I turned the car again, taking a side street to get reoriented in the correct direction.

"Wait, Pollyanna, there was something else there too. Where did it GO? Dammit all anyway."

Luckily, Dr. Bill has a sweet tooth and can always be redirected with promises of pastries. Especially at lunchtime. So we made it back to his place, supplies in hand, for lunch and then more photocopying. Just like always.

Monday, August 2, 2010

Eclipse, reviewed by Bev

I have a new home care client by the name of Bev. Bev is over 90 (not sure how far over 90) and every Sunday, I pick her up, we go to a movie, and then I take her home to the assisted living facility she lives at. To meet her, you wouldn't think Bev is sneaking up on a century of life. She uses a walker, sure, but she carries a cute little purse that I'd bet money she bought in the teenager department, will only wear sandals because she hates real shoes, and has plenty of energy. She hires caregivers to take her out and about because she likes to stay very busy and her kids and grand kids don't keep her quite busy enough for her liking. Bev's a little Bubbe, complete with New York accent and hebrew plaques adorning her walls.

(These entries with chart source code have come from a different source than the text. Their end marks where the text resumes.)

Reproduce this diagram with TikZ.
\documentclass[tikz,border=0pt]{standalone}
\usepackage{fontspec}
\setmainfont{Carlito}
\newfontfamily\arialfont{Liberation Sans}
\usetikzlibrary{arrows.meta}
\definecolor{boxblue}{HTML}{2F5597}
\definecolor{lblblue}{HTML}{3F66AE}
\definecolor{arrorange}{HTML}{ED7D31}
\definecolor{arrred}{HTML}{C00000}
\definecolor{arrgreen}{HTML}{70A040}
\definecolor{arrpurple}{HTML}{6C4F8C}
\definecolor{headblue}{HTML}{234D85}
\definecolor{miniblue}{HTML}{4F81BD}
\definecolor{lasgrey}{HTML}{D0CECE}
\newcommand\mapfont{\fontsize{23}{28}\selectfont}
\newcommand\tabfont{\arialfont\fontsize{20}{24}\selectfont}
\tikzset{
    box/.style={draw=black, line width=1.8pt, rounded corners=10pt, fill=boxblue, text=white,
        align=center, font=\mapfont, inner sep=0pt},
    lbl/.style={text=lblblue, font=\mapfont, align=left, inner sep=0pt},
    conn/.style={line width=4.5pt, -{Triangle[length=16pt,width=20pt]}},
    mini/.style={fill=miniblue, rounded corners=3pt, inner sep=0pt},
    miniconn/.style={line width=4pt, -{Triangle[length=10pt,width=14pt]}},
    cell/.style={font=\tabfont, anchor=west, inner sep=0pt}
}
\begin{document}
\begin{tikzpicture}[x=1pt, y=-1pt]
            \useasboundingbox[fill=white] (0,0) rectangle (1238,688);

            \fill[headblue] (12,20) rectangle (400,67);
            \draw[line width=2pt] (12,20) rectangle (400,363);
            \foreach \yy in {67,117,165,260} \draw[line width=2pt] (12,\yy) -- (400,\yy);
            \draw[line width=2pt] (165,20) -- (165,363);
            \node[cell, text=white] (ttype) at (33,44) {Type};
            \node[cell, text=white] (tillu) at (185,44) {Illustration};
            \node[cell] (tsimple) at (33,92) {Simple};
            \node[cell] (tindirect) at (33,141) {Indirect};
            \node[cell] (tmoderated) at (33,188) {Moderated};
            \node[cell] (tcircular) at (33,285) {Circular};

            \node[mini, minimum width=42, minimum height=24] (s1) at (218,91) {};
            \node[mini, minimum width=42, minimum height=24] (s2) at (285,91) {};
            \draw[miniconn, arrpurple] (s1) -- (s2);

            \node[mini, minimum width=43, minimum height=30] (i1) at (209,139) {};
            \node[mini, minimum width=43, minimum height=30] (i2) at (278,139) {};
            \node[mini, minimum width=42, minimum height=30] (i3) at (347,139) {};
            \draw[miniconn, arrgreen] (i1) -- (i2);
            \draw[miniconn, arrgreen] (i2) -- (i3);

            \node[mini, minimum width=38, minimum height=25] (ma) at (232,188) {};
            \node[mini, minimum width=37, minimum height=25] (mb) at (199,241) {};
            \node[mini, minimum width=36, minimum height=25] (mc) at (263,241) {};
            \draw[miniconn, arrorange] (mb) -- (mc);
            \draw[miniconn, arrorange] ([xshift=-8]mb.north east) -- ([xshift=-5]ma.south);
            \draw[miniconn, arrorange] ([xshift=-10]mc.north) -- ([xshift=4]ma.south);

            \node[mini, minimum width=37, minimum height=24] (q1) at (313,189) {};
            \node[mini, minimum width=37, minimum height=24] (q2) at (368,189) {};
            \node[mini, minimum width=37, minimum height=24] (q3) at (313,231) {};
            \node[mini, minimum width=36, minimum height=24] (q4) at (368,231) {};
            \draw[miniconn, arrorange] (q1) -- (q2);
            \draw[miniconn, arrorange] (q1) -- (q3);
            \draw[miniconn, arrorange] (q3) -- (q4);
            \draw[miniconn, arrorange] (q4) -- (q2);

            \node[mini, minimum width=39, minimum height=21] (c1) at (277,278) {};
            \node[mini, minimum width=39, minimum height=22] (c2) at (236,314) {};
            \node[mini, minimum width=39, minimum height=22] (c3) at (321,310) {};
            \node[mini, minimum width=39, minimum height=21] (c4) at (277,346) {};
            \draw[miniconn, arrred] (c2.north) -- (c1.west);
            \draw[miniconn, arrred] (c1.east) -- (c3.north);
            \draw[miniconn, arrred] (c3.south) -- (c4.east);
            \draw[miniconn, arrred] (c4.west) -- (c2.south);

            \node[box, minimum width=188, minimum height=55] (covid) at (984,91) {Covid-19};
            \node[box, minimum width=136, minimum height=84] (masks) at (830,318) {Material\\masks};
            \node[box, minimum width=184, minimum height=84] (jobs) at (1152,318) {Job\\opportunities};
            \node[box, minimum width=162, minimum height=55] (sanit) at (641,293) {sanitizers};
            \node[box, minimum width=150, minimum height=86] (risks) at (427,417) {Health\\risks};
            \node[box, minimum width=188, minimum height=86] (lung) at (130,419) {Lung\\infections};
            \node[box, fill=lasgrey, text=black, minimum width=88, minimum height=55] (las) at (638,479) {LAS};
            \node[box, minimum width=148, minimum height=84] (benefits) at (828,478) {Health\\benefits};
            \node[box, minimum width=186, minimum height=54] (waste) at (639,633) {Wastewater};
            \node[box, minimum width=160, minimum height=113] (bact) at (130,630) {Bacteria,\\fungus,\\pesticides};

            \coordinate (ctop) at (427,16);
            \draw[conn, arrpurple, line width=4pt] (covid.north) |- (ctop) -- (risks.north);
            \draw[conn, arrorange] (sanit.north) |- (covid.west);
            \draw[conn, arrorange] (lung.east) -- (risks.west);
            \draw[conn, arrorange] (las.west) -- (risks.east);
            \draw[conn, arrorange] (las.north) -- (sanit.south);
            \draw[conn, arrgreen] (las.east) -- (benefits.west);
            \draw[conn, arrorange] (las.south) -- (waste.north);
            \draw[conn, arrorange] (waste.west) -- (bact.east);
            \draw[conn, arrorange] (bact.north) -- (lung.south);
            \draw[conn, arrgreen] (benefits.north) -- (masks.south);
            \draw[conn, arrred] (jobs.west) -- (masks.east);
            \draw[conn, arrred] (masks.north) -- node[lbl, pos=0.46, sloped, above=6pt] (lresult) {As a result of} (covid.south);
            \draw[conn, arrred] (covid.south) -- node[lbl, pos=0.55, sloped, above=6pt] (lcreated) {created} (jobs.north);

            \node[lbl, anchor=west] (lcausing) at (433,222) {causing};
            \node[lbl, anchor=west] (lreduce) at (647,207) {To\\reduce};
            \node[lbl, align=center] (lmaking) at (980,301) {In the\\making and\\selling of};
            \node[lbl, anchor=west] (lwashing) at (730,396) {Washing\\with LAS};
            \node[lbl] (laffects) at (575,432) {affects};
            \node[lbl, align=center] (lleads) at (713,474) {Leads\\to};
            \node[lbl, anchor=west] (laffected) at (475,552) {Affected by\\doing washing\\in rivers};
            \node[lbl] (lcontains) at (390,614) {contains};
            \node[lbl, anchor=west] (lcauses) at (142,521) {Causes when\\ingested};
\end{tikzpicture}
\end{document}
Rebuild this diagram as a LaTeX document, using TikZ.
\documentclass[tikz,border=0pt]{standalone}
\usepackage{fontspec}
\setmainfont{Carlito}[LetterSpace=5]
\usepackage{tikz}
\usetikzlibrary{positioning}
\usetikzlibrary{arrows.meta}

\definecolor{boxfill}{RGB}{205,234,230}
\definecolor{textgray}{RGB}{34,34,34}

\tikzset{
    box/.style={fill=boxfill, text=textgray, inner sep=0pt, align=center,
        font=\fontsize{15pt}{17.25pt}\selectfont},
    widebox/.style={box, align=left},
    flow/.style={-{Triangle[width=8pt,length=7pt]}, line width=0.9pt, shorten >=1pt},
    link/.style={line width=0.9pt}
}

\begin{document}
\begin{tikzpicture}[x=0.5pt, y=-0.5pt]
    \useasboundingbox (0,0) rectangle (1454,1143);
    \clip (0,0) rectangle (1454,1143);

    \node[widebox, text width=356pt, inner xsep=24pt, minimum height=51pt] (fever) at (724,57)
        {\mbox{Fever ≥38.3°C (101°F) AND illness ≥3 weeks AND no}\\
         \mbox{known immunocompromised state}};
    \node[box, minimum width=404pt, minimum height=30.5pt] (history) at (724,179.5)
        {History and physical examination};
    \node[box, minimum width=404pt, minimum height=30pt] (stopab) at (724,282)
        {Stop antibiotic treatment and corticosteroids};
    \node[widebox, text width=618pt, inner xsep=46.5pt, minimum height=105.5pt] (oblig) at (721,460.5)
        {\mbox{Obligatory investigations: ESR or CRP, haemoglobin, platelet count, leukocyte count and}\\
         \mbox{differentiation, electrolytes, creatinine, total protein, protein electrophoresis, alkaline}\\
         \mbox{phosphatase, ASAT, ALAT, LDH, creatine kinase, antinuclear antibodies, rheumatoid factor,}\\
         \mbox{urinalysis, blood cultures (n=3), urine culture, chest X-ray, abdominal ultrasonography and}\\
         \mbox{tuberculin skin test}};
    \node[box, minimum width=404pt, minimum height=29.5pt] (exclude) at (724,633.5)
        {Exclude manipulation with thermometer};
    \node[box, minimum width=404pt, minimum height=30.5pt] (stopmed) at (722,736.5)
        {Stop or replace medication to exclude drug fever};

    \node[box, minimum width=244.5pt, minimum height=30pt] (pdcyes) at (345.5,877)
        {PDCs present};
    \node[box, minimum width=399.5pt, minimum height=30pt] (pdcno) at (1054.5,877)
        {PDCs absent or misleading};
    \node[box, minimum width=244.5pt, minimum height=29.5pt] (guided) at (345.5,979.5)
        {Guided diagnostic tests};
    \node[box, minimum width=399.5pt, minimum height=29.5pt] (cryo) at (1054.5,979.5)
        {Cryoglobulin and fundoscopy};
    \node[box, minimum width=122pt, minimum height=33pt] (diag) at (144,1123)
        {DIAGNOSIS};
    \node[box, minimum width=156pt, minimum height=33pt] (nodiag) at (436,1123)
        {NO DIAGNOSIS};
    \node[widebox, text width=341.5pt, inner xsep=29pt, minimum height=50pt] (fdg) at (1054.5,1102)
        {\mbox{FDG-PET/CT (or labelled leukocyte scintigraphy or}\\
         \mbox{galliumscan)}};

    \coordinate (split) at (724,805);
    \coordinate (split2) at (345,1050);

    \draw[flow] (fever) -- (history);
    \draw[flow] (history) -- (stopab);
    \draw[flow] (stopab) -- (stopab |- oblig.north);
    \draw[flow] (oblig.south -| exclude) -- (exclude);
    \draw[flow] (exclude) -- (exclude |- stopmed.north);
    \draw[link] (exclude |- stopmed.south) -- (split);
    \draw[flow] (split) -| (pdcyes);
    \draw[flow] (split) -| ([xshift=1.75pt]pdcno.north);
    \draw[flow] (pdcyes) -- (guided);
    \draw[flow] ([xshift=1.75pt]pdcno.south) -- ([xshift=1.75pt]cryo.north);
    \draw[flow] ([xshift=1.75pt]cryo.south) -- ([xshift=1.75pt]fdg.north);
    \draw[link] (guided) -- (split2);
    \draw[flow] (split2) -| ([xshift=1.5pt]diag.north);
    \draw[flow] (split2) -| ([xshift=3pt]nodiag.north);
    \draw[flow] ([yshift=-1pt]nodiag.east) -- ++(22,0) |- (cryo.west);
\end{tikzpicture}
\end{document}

The first movie date we had, I wasn't at all sure what Bev would want to see. Turns out, she wanted to just pop over to the theater and go to the first movie that was starting when we arrived. She'd been hoping to see Salt, she confided, but the timing wasn't going to work out that day, so we saw Ramona and Beezus instead. This last weekend, I printed out the movie times for our local theater in big print, listing only the showings that fell within our 3 hour movie date parameters.

Bev ruled out all children's movies, and had already seen Salt ("it had a terrible ending - she dies!") and Inception ("just marvelous"). This left us with The Twilight Saga: Eclipse. I warned Bev that it was about vampires and werewolves and tragic love, but she said "as long as the good guys win at the end, the rest is all right".

Bev and Eclipse got off to a rocky start, with her saying "I don't want to see this" during the opening vampire attack scene. However, a quick cut to sparkling love in a meadow saved it and we didn't have to leave the theater after all. She greatly enjoyed Bella awkwardly telling her father she is in fact, a virgin. As we left the movie, Bev broke it down for me:

"What was the name of that movie? Eclipse? What does that mean?"
"You know, Bev, like when the moon gets between us and the sun and it gets dark during the day."
"I know what the word means but how did it relate to the movie? Well anyway it was very unusual. Very well done. But very unusual!"
"Bev, did you ever punch anyone for kissing you, like Bella did?"
"Oh, no dear, I said 'more, more, more'!"

Bev's favorite parts of the movie included the Washington scenery, and the love story. She was neutral about all of the fighting, and greatly relieved that it wasn't sad enough to make her cry.

So see, sometimes my job is very easy! If Bev and I see any other standout films, I'll keep you all posted on her thoughts.